Only the lines from the one containing "Rebuild this chart" through the one containing "plt.rcParams['axes.unicode_minus'] = False" belong in the answer; copy them exactly and leave out pictures.

• Code that draws figures:
•••••

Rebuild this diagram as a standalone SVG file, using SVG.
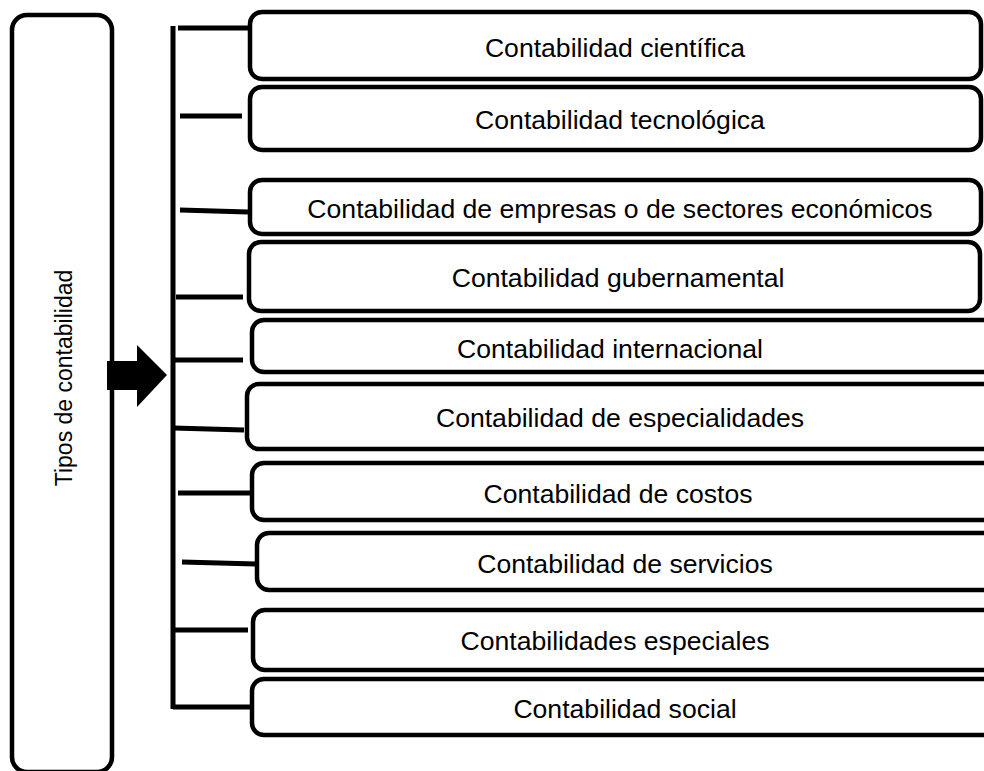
<svg xmlns="http://www.w3.org/2000/svg" width="984" height="771" viewBox="0 0 984 771">
<style>
.box{fill:#fff;stroke:#000;stroke-width:4.5}
.lbl{font-family:"Liberation Sans",Arial,sans-serif;font-size:26.6px;fill:#000;text-anchor:middle}
.con{stroke:#000;stroke-width:5;fill:none}
</style>
<rect x="0" y="0" width="984" height="771" fill="#fff"/>
<g id="root">
<rect class="box" x="12" y="15" width="100" height="757" rx="15"/>
<text class="lbl" style="font-size:23px" transform="translate(72,378) rotate(-90)">Tipos de contabilidad</text>
</g>
<g id="connectors">
<polygon points="107,361 137,361 137,345 167,375 137,407 137,390 107,390" fill="#000"/>
<line class="con" x1="173" y1="26" x2="173" y2="709"/>
<line class="con" x1="173" y1="707" x2="259" y2="707"/>
<line class="con" x1="178" y1="28" x2="248" y2="28"/>
<line class="con" x1="180" y1="116" x2="242" y2="116"/>
<line class="con" x1="180" y1="210" x2="248" y2="212"/>
<line class="con" x1="176" y1="297" x2="243" y2="297"/>
<line class="con" x1="175" y1="360" x2="243" y2="360"/>
<line class="con" x1="173" y1="428" x2="244" y2="430"/>
<line class="con" x1="178" y1="493" x2="252" y2="493"/>
<line class="con" x1="182" y1="562" x2="257" y2="564"/>
<line class="con" x1="173" y1="630" x2="248" y2="630"/>
</g>
<g id="n1"><rect class="box" x="250" y="12" width="731" height="67" rx="12"/><text class="lbl" x="615" y="57">Contabilidad científica</text></g>
<g id="n2"><rect class="box" x="250" y="87" width="731" height="63" rx="12"/><text class="lbl" x="620" y="129">Contabilidad tecnológica</text></g>
<g id="n3"><rect class="box" x="250" y="180" width="731" height="54" rx="12"/><text class="lbl" x="620" y="218">Contabilidad de empresas o de sectores económicos</text></g>
<g id="n4"><rect class="box" x="249" y="242" width="731" height="69" rx="12"/><text class="lbl" x="618" y="287">Contabilidad gubernamental</text></g>
<g id="n5"><rect class="box" x="252" y="320" width="750" height="52" rx="12"/><text class="lbl" x="610" y="358">Contabilidad internacional</text></g>
<g id="n6"><rect class="box" x="247" y="384" width="755" height="65" rx="12"/><text class="lbl" x="620" y="427">Contabilidad de especialidades</text></g>
<g id="n7"><rect class="box" x="252" y="463" width="750" height="57" rx="12"/><text class="lbl" x="618" y="503">Contabilidad de costos</text></g>
<g id="n8"><rect class="box" x="257" y="533" width="745" height="57" rx="12"/><text class="lbl" x="625" y="573">Contabilidad de servicios</text></g>
<g id="n9"><rect class="box" x="253" y="610" width="750" height="60" rx="12"/><text class="lbl" x="615" y="650">Contabilidades especiales</text></g>
<g id="n10"><rect class="box" x="252" y="679" width="750" height="56" rx="12"/><text class="lbl" x="625" y="718">Contabilidad social</text></g>
</svg>
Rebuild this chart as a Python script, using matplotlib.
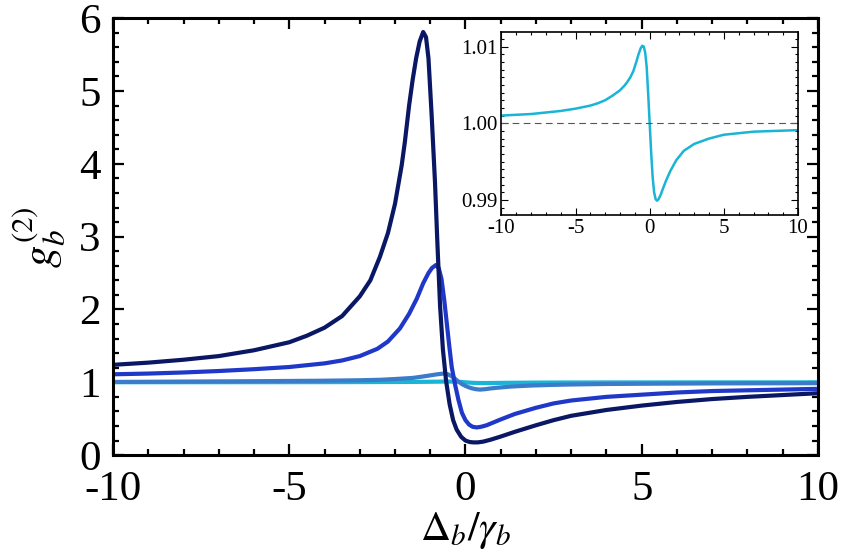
import numpy as np
import matplotlib
matplotlib.use("Agg")
import matplotlib.pyplot as plt
from matplotlib.ticker import MultipleLocator

plt.rcParams['font.family'] = ['Liberation Serif', 'DejaVu Serif']
plt.rcParams['mathtext.fontset'] = 'stix'
plt.rcParams['axes.unicode_minus'] = False

# curve 1 (darkest)
x1 = [-10, -9, -8, -7, -6, -5, -4.5, -4, -3.5, -3, -2.7, -2.43, -2.2, -2.0, -1.81, -1.72,
      -1.6, -1.5, -1.4, -1.3, -1.2, -1.12, -1.05, -0.96, -0.865, -0.80, -0.72,
      -0.64, -0.55, -0.45, -0.35, -0.25, -0.12, 0.0, 0.12, 0.22, 0.35, 0.5, 0.7, 1.0, 1.4,
      2, 2.5, 3, 4, 5, 6, 7, 8, 9, 10]
y1 = [1.24, 1.27, 1.31, 1.36, 1.44, 1.55, 1.64, 1.75, 1.91, 2.18, 2.40, 2.72, 3.05, 3.45, 3.98, 4.30,
      4.80, 5.15, 5.45, 5.68, 5.81, 5.74, 5.45, 4.67, 3.75, 2.95, 2.04,
      1.45, 1.02, 0.70, 0.48, 0.35, 0.25, 0.20, 0.18, 0.175, 0.175, 0.185, 0.21, 0.255, 0.32,
      0.41, 0.48, 0.54, 0.62, 0.68, 0.73, 0.77, 0.80, 0.825, 0.85]

# curve 2
x2 = [-10, -9, -8, -7, -6, -5, -4, -3.5, -3, -2.5, -2.2, -1.86, -1.6, -1.38, -1.2, -1.05, -0.95,
      -0.84, -0.76, -0.68, -0.6, -0.53, -0.46, -0.39, -0.3, -0.2, -0.1, 0.0, 0.1, 0.2, 0.32,
      0.45, 0.6, 0.8, 1.0, 1.4, 2, 2.5, 3, 4, 5, 6, 7, 8, 9, 10]
y2 = [1.11, 1.12, 1.135, 1.155, 1.18, 1.21, 1.26, 1.30, 1.36, 1.46, 1.56, 1.74, 1.94, 2.15, 2.36, 2.50, 2.57,
      2.61, 2.57, 2.42, 2.12, 1.81, 1.50, 1.21, 0.98, 0.76, 0.58, 0.48, 0.42, 0.39, 0.38,
      0.39, 0.41, 0.45, 0.49, 0.565, 0.65, 0.71, 0.75, 0.80, 0.83, 0.86, 0.88, 0.89, 0.90, 0.91]

# curve 3
x3 = [-10, -8, -6, -4, -3, -2.4, -2, -1.5, -1.2, -1.0, -0.8, -0.63, -0.5, -0.4, -0.3, -0.2,
      -0.1, 0.0, 0.1, 0.2, 0.3, 0.41, 0.55, 0.7, 0.89, 1.3, 1.83, 2.5, 3, 4, 5, 7, 10]
y3 = [1.005, 1.01, 1.015, 1.022, 1.028, 1.035, 1.045, 1.06, 1.08, 1.095, 1.11, 1.12, 1.11, 1.085,
      1.05, 1.01, 0.975, 0.95, 0.93, 0.915, 0.905, 0.90, 0.905, 0.915, 0.925, 0.942, 0.955,
      0.965, 0.97, 0.977, 0.98, 0.985, 0.988]

# curve 4 (cyan, also shown in the inset)
x4 = [-10, -9, -8, -7, -6, -5, -4, -3.5, -3, -2.5, -2, -1.7, -1.5, -1.3, -1.1, -0.9, -0.75,
      -0.6, -0.5, -0.4, -0.3, -0.2, -0.1, 0, 0.1, 0.2, 0.3, 0.4, 0.5, 0.6, 0.75, 0.9, 1.1,
      1.4, 1.8, 2.3, 3, 4, 5, 6, 7, 8.5, 10]
y4 = [1.0010, 1.0011, 1.0012, 1.0014, 1.0016, 1.0019, 1.0023, 1.0026, 1.0030, 1.0036, 1.0043,
      1.0049, 1.0054, 1.0060, 1.0068, 1.0080, 1.0090, 1.0098, 1.0101, 1.0100, 1.0092, 1.0073,
      1.0038, 1.0000, 0.9962, 0.9930, 0.9910, 0.9901, 0.9899, 0.9901, 0.9907, 0.9915, 0.9925,
      0.9938, 0.9952, 0.9964, 0.9973, 0.9980, 0.9985, 0.9987, 0.9989, 0.9990, 0.9991]

colors = ['#0a1764', '#2038c8', '#3a7cc9', '#1ab4d6']

fig = plt.figure(figsize=(8.44, 5.51), dpi=100)
ax = fig.add_axes([0.134, 0.174, 0.835, 0.793])

ax.plot(x4, y4, color=colors[3], lw=3)
ax.plot(x3, y3, color=colors[2], lw=3)
ax.plot(x2, y2, color=colors[1], lw=3)
ax.plot(x1, y1, color=colors[0], lw=3)

ax.set_xlim(-10, 10)
ax.set_ylim(0, 6)
ax.xaxis.set_major_locator(MultipleLocator(5))
ax.xaxis.set_minor_locator(MultipleLocator(1))
ax.yaxis.set_major_locator(MultipleLocator(1))
ax.yaxis.set_minor_locator(MultipleLocator(0.2))
ax.tick_params(which='both', direction='in', top=True, right=True, width=1.6)
ax.tick_params(which='major', length=8, labelsize=31)
ax.tick_params(which='minor', length=4)
ax.tick_params(axis='x', pad=11)
ax.tick_params(axis='y', pad=9)
for s in ax.spines.values():
    s.set_linewidth(2.2)
ax.set_xlabel(r'$\Delta_b/\gamma_b$', fontsize=30, labelpad=1)
ax.set_ylabel(r'$g_b^{(2)}$', fontsize=32, labelpad=8)

# inset
ins = fig.add_axes([0.594, 0.610, 0.3515, 0.332])
ins.plot(x4, y4, color=colors[3], lw=1.8)
ins.axhline(1.0, color='#555555', lw=0.8, ls=(0, (6, 4)))
ins.set_xlim(-10, 10)
ins.set_ylim(0.98805, 1.0119)
ins.xaxis.set_major_locator(MultipleLocator(5))
ins.xaxis.set_minor_locator(MultipleLocator(1))
ins.set_yticks([0.99, 1.00, 1.01])
ins.set_yticklabels(['0.99', '1.00', '1.01'])
ins.yaxis.set_minor_locator(MultipleLocator(0.001))
ins.tick_params(which='both', direction='in', top=True, right=True, width=0.8)
ins.tick_params(which='major', length=5, labelsize=15, pad=3)
ins.tick_params(which='minor', length=2.5)
for s in ins.spines.values():
    s.set_linewidth(1.2)

fig.savefig('out.png', dpi=100)
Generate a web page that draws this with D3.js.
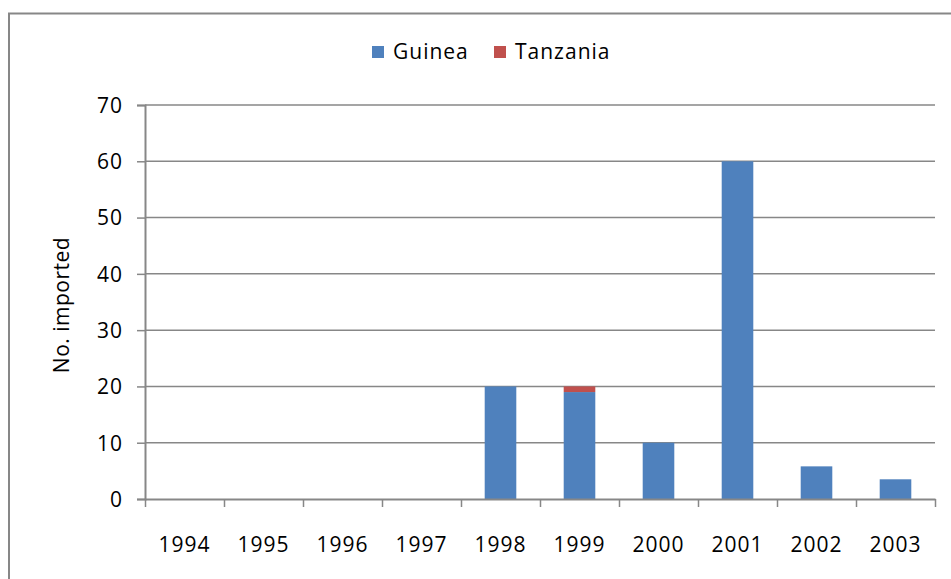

•••••

• WRITTEN SOLUTION:
Rebuild this chart as a Python script, using matplotlib.
import numpy as np
import matplotlib
matplotlib.use("Agg")
import matplotlib.pyplot as plt
from matplotlib.ticker import MultipleLocator

plt.rcParams['font.family'] = ['Liberation Serif', 'DejaVu Serif']
plt.rcParams['mathtext.fontset'] = 'stix'
plt.rcParams['axes.unicode_minus'] = False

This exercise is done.